Basma: Wenn man sich für das Thema interessiert, auf jeden Fall. Ich fand ihn sehr gelungen. Die wichtigsten Kontroversen in Bezug auf Frauenrechte wurden dargestellt: Es ging um das Kopftuch, Erbrecht, Gewalt gegen Frauen, Polygamie und viele andere Themen. Alles wurde aus der Perspektive von sehr unterschiedlichen Frauen dargestellt, aus einer Vielzahl von Ländern, deren Realität auch sehr unterschiedlich ist. Die Debatte wurde auch historisch kontextualisiert. Insofern muss ich den Film wirklich loben.

Zeynep: Ich würde ihn nicht weiterempfehlen.

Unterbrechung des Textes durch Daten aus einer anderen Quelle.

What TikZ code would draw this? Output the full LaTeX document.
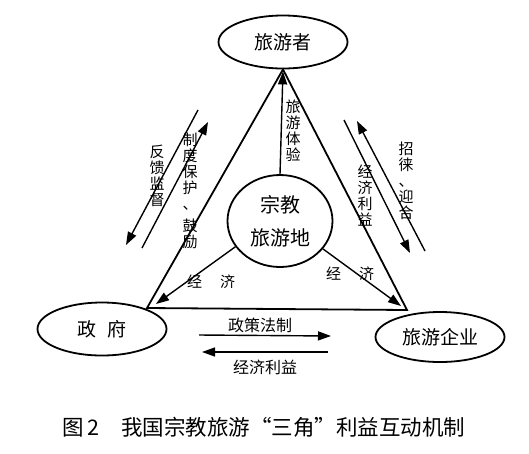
\documentclass[tikz,border=0pt]{standalone}
\usepackage{fontspec}
\setmainfont{Noto Sans CJK SC}
\usetikzlibrary{shapes.geometric,arrows.meta}

\begin{document}
\begin{tikzpicture}[x=1pt,y=-1pt,
    party/.style={ellipse,draw,line width=1.8pt,minimum width=129pt,minimum height=53pt,inner sep=0pt,font=\fontsize{19}{19}\selectfont},
    flow/.style={line width=1.4pt,-{Triangle[length=13pt,width=9pt]}},
    side/.style={line width=1.8pt},
    word/.style={font=\fontsize{15}{16}\selectfont,align=center,inner sep=0pt}]
  \useasboundingbox (0,0) rectangle (529,453);

  \node[party] (tourist) at (283,42) {旅游者};
  \node[party] (gov) at (102,329) {政\hspace{12pt}府};
  \node[party,minimum height=50pt] (firm) at (440,337) {旅游企业};
  \node[ellipse,draw,line width=1.8pt,minimum width=105pt,minimum height=92pt,inner sep=0pt,
        font=\fontsize{20}{33}\selectfont,align=center] (site) at (280,221) {宗教\\旅游地};

  % triangle
  \coordinate (gl) at (147,308);
  \coordinate (fr) at (407,310);
  \draw[side] (tourist.south) -- (gl) -- (fr) -- cycle;

  \draw[flow,shorten >=2pt] (site.north) -- (tourist.south);
  \coordinate (gl2) at (156,304);
  \coordinate (fr2) at (401,306);
  \draw[flow] (site.210) -- (gl2);
  \draw[flow] (site.-33) -- (fr2);
  \node[word] (econl) at (211,282) {经\hspace{18pt}济};
  \node[word] (econr) at (350,274) {经\hspace{18pt}济};

  % left pair
  \coordinate (a1) at (198,110); \coordinate (a2) at (126,245);
  \coordinate (b1) at (142,248); \coordinate (b2) at (208,122);
  \draw[flow] (a1) -- (a2);
  \draw[flow] (b1) -- (b2);
  \node[word] (feed) at (157,176) {反\\馈\\监\\督};
  \node[word] (rule) at (190,191) {制\\度\\保\\护\\、\\[6pt]鼓\\励};

  % right pair
  \coordinate (c1) at (344,120); \coordinate (c2) at (410,253);
  \coordinate (d1) at (425,251); \coordinate (d2) at (357,121);
  \draw[flow] (c1) -- (c2);
  \draw[flow] (d1) -- (d2);
  \node[word] (gain) at (365,196) {经\\济\\利\\益};
  \node[word] (lure) at (406,181) {招\\徕\\、\\迎\\合};

  \node[word] (exp) at (293,131) {旅\\游\\体\\验};

  % bottom pair
  \coordinate (p1) at (199,335); \coordinate (p2) at (331,336);
  \coordinate (q1) at (328,352); \coordinate (q2) at (202,352);
  \draw[flow] (p1) -- (p2);
  \draw[flow] (q1) -- (q2);
  \node[word,font=\fontsize{16}{16}\selectfont] (law) at (260,325) {政策法制};
  \node[word,font=\fontsize{16}{16}\selectfont] (back) at (265,367) {经济利益};

  \node[font=\fontsize{21.5}{21.5}\selectfont,inner sep=0pt] (cap) at (264,427) {图\,2\quad 我国宗教旅游“三角”利益互动机制};
\end{tikzpicture}
\end{document}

Der Titel lautet „Der Islam der Frauen“ – aber das war doch nur die Perspektive einiger weniger, sehr privilegierter Frauen. Ich wünsche mir einen Film, der die Probleme anspricht, die uns als Musliminnen wirklich beschäftigen – zum Beispiel die grassierende Islamfeindlichkeit, die unser Leben so erschwert und die Gesetze, die uns in unserer Freiheit beschränken – wie zum Beispiel die Kopftuchverbote im Staatsdienst.

Sakina: Ich kann euch beide verstehen. Ich finde, der Film hat die Stimmen von wirklich interessanten Persönlichkeiten sichtbar gemacht, aber er zeigt eben auch nur einen Teil der Wirklichkeit, nur einen Aspekt der Debatte um Frauenrechte und Islam. Die Realität ist noch etwas komplizierter, als es hier scheint. Ich bedanke mich, dass ihr den Film mit mir angeschaut habt!